## Data records
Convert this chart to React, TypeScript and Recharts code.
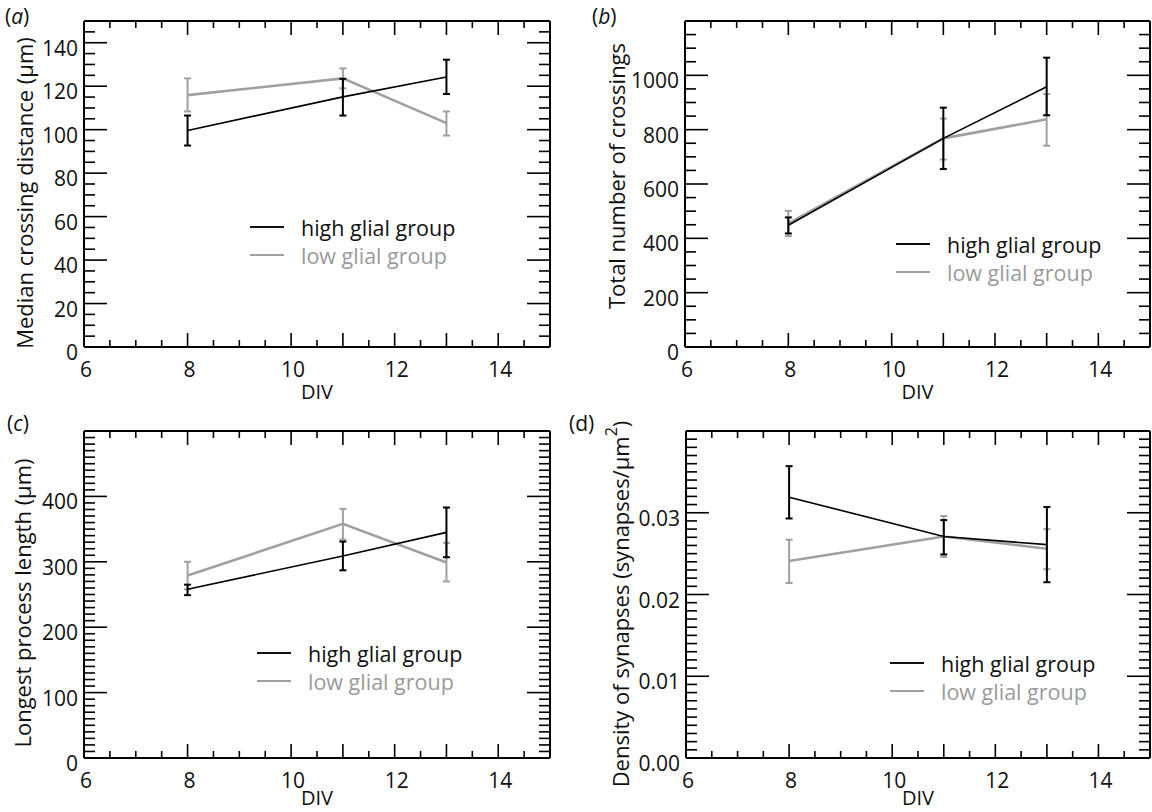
--
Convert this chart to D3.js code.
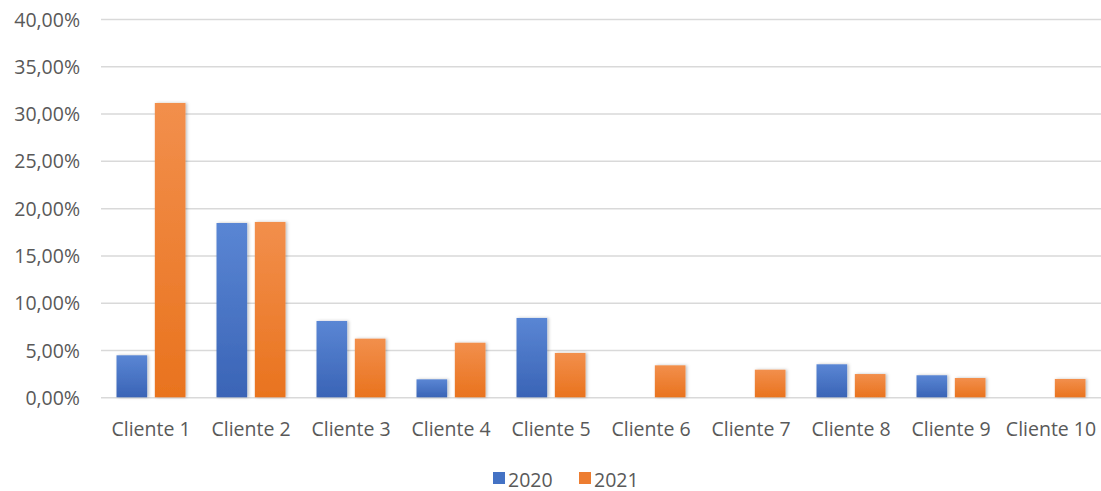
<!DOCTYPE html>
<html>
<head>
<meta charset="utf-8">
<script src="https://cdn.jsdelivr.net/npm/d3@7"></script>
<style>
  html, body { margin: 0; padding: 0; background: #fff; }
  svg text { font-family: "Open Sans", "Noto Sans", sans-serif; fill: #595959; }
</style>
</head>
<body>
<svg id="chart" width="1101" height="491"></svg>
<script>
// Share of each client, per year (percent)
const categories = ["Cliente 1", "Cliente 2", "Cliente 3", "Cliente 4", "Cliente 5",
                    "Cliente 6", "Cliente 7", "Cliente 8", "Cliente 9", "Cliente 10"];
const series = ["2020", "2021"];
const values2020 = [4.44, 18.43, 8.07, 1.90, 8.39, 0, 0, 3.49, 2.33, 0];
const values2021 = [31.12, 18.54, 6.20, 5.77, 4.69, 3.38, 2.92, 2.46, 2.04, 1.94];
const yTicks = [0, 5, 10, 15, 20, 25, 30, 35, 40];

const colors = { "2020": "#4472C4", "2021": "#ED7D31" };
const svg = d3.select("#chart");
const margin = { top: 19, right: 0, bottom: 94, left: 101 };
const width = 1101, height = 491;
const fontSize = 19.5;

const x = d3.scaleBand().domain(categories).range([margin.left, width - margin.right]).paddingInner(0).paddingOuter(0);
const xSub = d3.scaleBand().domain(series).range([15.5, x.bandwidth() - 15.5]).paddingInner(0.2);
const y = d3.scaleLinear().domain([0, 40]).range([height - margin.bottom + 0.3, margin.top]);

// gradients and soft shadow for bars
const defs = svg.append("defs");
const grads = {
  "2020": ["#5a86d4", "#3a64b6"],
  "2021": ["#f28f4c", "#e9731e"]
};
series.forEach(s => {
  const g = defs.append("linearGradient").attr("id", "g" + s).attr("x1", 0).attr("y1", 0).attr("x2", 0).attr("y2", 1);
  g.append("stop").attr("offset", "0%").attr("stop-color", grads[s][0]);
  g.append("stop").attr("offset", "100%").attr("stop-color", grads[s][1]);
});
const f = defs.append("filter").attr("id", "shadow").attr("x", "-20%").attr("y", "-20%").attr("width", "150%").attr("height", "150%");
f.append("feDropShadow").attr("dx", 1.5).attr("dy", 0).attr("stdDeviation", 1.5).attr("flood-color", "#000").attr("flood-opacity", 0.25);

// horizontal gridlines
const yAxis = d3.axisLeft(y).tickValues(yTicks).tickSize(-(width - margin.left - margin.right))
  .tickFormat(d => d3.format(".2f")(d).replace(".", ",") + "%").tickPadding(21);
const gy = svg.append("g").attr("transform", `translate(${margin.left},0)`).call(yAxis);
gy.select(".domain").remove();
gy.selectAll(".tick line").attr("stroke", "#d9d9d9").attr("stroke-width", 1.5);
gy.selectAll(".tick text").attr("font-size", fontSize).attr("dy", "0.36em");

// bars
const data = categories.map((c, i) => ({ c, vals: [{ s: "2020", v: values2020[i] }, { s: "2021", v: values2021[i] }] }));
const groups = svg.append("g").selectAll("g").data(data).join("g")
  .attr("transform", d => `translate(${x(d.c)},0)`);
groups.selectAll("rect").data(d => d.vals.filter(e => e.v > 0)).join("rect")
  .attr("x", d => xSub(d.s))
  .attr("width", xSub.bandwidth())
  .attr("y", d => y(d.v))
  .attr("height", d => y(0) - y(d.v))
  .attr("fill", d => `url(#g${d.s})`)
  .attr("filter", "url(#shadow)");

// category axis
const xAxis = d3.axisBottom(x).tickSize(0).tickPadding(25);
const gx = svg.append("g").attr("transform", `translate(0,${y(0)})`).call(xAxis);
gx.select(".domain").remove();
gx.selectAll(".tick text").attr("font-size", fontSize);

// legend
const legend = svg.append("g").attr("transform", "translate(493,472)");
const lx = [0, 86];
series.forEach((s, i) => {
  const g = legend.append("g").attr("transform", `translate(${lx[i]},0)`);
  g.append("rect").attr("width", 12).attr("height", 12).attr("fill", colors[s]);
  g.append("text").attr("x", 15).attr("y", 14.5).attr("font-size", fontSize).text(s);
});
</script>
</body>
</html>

## Objective
Return every line from the records above that holds the word "Convert".

## Completed exercise
Convert this chart to React, TypeScript and Recharts code.
Convert this chart to D3.js code.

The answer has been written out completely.